» **WRITTEN PROBLEM**: Retype the data exactly, from its first line to the line containing "groups = ['Sham', 'MCAO', 'MCAO-30m', 'MCAO-60m']", including both, and skip any picture.

» **GIVEN MATERIAL**:

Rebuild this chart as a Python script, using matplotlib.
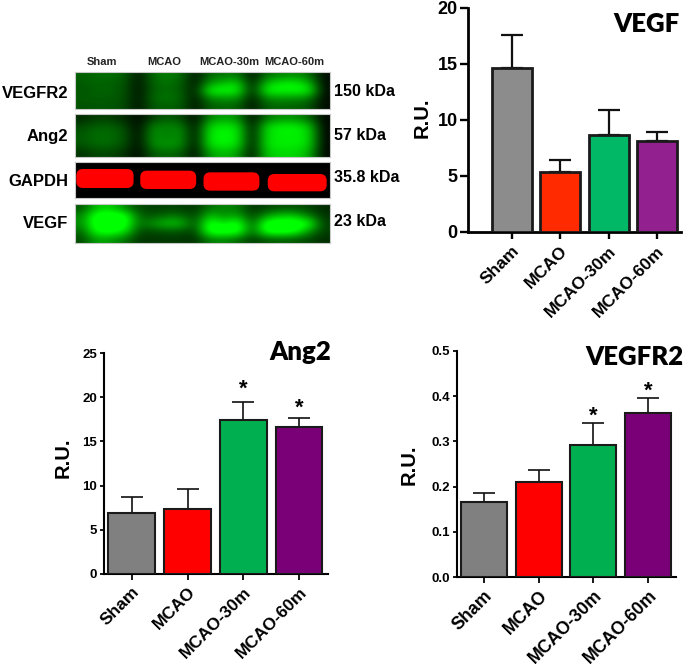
import matplotlib
matplotlib.use('Agg')
import numpy as np
import matplotlib.pyplot as plt
from matplotlib.colors import LinearSegmentedColormap
from matplotlib.patches import FancyBboxPatch

W, H = 685, 672

groups = ['Sham', 'MCAO', 'MCAO-30m', 'MCAO-60m']

vegf_vals = [14.6, 5.4, 8.7, 8.1]
vegf_tops = [17.6, 6.4, 10.85, 8.95]
ang2_vals = [6.9, 7.4, 17.4, 16.6]
ang2_tops = [8.7, 9.6, 19.5, 17.7]
ang2_stars = [None, None, 20.9, 18.7]
vegfr2_vals = [0.166, 0.21, 0.291, 0.363]
vegfr2_tops = [0.186, 0.236, 0.34, 0.395]
vegfr2_stars = [None, None, 0.356, 0.41]

vegf_colors = ['#8c8c8c', '#ff2a00', '#00b865', '#92208f']
low_colors = ['#808080', '#ff0000', '#00b050', '#7a0078']

# green band intensity, read lane by lane off the blots
blot_vegfr2 = [
    [95, 105, 110, 95, 15, 110, 125, 110, 15, 105, 115, 125, 15, 110, 130, 140, 115, 10],
    [90, 100, 95, 85, 15, 100, 115, 95, 15, 150, 190, 215, 15, 190, 235, 245, 190, 10],
    [85, 95, 100, 80, 15, 95, 105, 95, 15, 255, 255, 255, 15, 255, 255, 255, 255, 10],
    [90, 95, 90, 80, 15, 105, 120, 100, 15, 140, 150, 150, 15, 140, 150, 145, 130, 10],
    [80, 85, 85, 75, 15, 90, 95, 90, 15, 95, 100, 100, 15, 95, 100, 95, 85, 10],
]
blot_ang2 = [
    [40, 60, 60, 40, 5, 60, 90, 70, 5, 130, 160, 140, 5, 110, 140, 140, 100, 5],
    [75, 100, 100, 75, 5, 135, 135, 135, 5, 225, 240, 230, 5, 220, 250, 250, 215, 5],
    [90, 110, 110, 85, 5, 150, 115, 150, 5, 240, 250, 240, 5, 225, 235, 240, 225, 5],
    [85, 105, 105, 80, 5, 145, 155, 145, 5, 235, 245, 235, 5, 230, 240, 240, 225, 5],
    [50, 70, 70, 50, 5, 90, 100, 90, 5, 160, 185, 160, 5, 200, 215, 215, 180, 5],
]
blot_vegf = [
    [80, 190, 210, 130, 70, 60, 65, 60, 50, 110, 130, 120, 45, 65, 75, 75, 65, 40],
    [130, 290, 290, 290, 100, 80, 110, 110, 60, 200, 140, 170, 60, 150, 200, 200, 120, 50],
    [140, 300, 300, 300, 110, 150, 200, 190, 70, 300, 220, 300, 80, 300, 300, 300, 280, 60],
    [100, 270, 280, 240, 70, 70, 80, 80, 60, 300, 300, 300, 90, 290, 300, 280, 150, 60],
    [70, 160, 150, 110, 50, 55, 55, 55, 45, 120, 130, 100, 55, 80, 90, 80, 65, 45],
]
gapdh_bands = [(228, 172, 57), (420, 168, 55), (610, 168, 55), (803, 177, 52)]


def px_axes(left, top, right, bottom):
    return fig.add_axes([left / W, 1 - bottom / H, (right - left) / W, (bottom - top) / H])


def px_text(x, y, s, **kw):
    fig.text(x / W, 1 - y / H, s, **kw)


def bar_panel(box, xlim, vals, tops, stars, colors, ymax, yticks, yfmt, title, title_xy,
              width, lw, tick_font, ylab_x, ylab_y, label_size, ylen, xlen):
    ax = px_axes(*box)
    x = np.arange(len(vals))
    ax.errorbar(x, vals, yerr=[np.zeros(len(vals)), np.array(tops) - np.array(vals)],
                fmt='none', ecolor='#111111', elinewidth=lw * 0.8, capsize=8,
                capthick=lw * 0.8, zorder=2)
    ax.bar(x, vals, width=width, color=colors, edgecolor='#1a1a1a', linewidth=lw, zorder=3)
    ax.set_xlim(*xlim)
    ax.set_ylim(0, ymax)
    ax.patch.set_alpha(0)
    for s in ['top', 'right']:
        ax.spines[s].set_visible(False)
    ax.spines['left'].set_linewidth(lw)
    ax.spines['bottom'].set_linewidth(lw)
    ax.set_yticks(yticks)
    ax.set_yticklabels([yfmt % t for t in yticks], **tick_font)
    ax.set_xticks(x)
    ax.set_xticklabels(groups, rotation=45, ha='right', rotation_mode='anchor',
                       family='Liberation Sans', fontweight='bold', fontsize=label_size)
    ax.tick_params(axis='y', width=lw * 0.85, length=ylen, pad=2)
    ax.tick_params(axis='x', width=lw * 0.85, length=xlen, pad=3)
    px_text(ylab_x, ylab_y, 'R.U.', rotation=90, ha='center', va='center',
            family='Liberation Sans', fontweight='bold', fontsize=14.5)
    px_text(title_xy[0], title_xy[1], title, ha='right', va='center',
            family='Lato', fontweight='heavy', fontsize=18.5)
    for i, s in enumerate(stars):
        if s is not None:
            ax.text(i, s, '*', ha='center', va='center',
                    family='Liberation Sans', fontweight='bold', fontsize=16)
    return ax


fig = plt.figure(figsize=(W / 100, H / 100), dpi=100)

green = LinearSegmentedColormap.from_list('blot', ['#000000', '#00ff00'])
for rows, box in [(blot_vegfr2, (75, 72, 330, 109)), (blot_ang2, (75, 114, 330, 157)),
                  (blot_vegf, (75, 204, 330, 243))]:
    ax = px_axes(*box)
    ax.imshow(rows, cmap=green, vmin=0, vmax=255, aspect='auto', interpolation='bicubic')
    ax.set_xticks([])
    ax.set_yticks([])
    for s in ax.spines.values():
        s.set_color('#c8c8c8')

ax = px_axes(75, 162, 330, 198)
ax.set_facecolor('black')
ax.set_xlim(224, 990)
ax.set_ylim(475, 367)
ax.set_xticks([])
ax.set_yticks([])
for s in ax.spines.values():
    s.set_color('#c8c8c8')
for i, (bx, bw, bh) in enumerate(gapdh_bands):
    top = 388 + i * 5
    ax.add_patch(FancyBboxPatch((bx + 20, top + 20), bw - 40, bh - 40,
                                boxstyle='round,pad=20,rounding_size=20',
                                facecolor='#ff0000', edgecolor='none', mutation_aspect=1))

for name, x in zip(groups, [102, 164, 229, 294]):
    px_text(x, 62, name, ha='center', va='center', family='Liberation Sans',
            fontweight='bold', fontsize=8, color='#222222')
for name, y, kda, ky in [('VEGFR2', 93, '150 kDa', 91), ('Ang2', 137, '57 kDa', 135),
                         ('GAPDH', 181, '35.8 kDa', 178), ('VEGF', 224, '23 kDa', 222)]:
    px_text(68, y, name, ha='right', va='center', family='Liberation Sans',
            fontweight='bold', fontsize=12)
    px_text(334, ky, kda, ha='left', va='center', family='Liberation Sans',
            fontweight='bold', fontsize=11.5)

small = {'family': 'Liberation Sans', 'fontweight': 'bold', 'fontsize': 9.5}
wide = {'family': 'Liberation Sans', 'fontweight': 'bold', 'fontsize': 13}

bar_panel((468, 8, 681, 232), (-0.91, 3.5), vegf_vals, vegf_tops, [None] * 4, vegf_colors, 20,
          [0, 5, 10, 15, 20], '%d', 'VEGF', (680, 24), 0.83, 2.0, wide, 422, 118, 12.5, 5.5, 5)
bar_panel((104, 353, 328, 574), (-0.5, 3.52), ang2_vals, ang2_tops, ang2_stars, low_colors, 25,
          [0, 5, 10, 15, 20, 25], '%d', 'Ang2', (331, 352), 0.84, 1.5, small, 63, 458, 12.5, 3, 4.5)
bar_panel((457, 351, 676, 577), (-0.49, 3.51), vegfr2_vals, vegfr2_tops, vegfr2_stars, low_colors, 0.5,
          [0, 0.1, 0.2, 0.3, 0.4, 0.5], '%.1f', 'VEGFR2', (683, 357), 0.84, 1.5, small, 409, 465, 12.8, 3, 4.5)

fig.savefig('out.png', dpi=100)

» **COMPLETED EXERCISE**:
Rebuild this chart as a Python script, using matplotlib.
import matplotlib
matplotlib.use('Agg')
import numpy as np
import matplotlib.pyplot as plt
from matplotlib.colors import LinearSegmentedColormap
from matplotlib.patches import FancyBboxPatch

W, H = 685, 672

groups = ['Sham', 'MCAO', 'MCAO-30m', 'MCAO-60m']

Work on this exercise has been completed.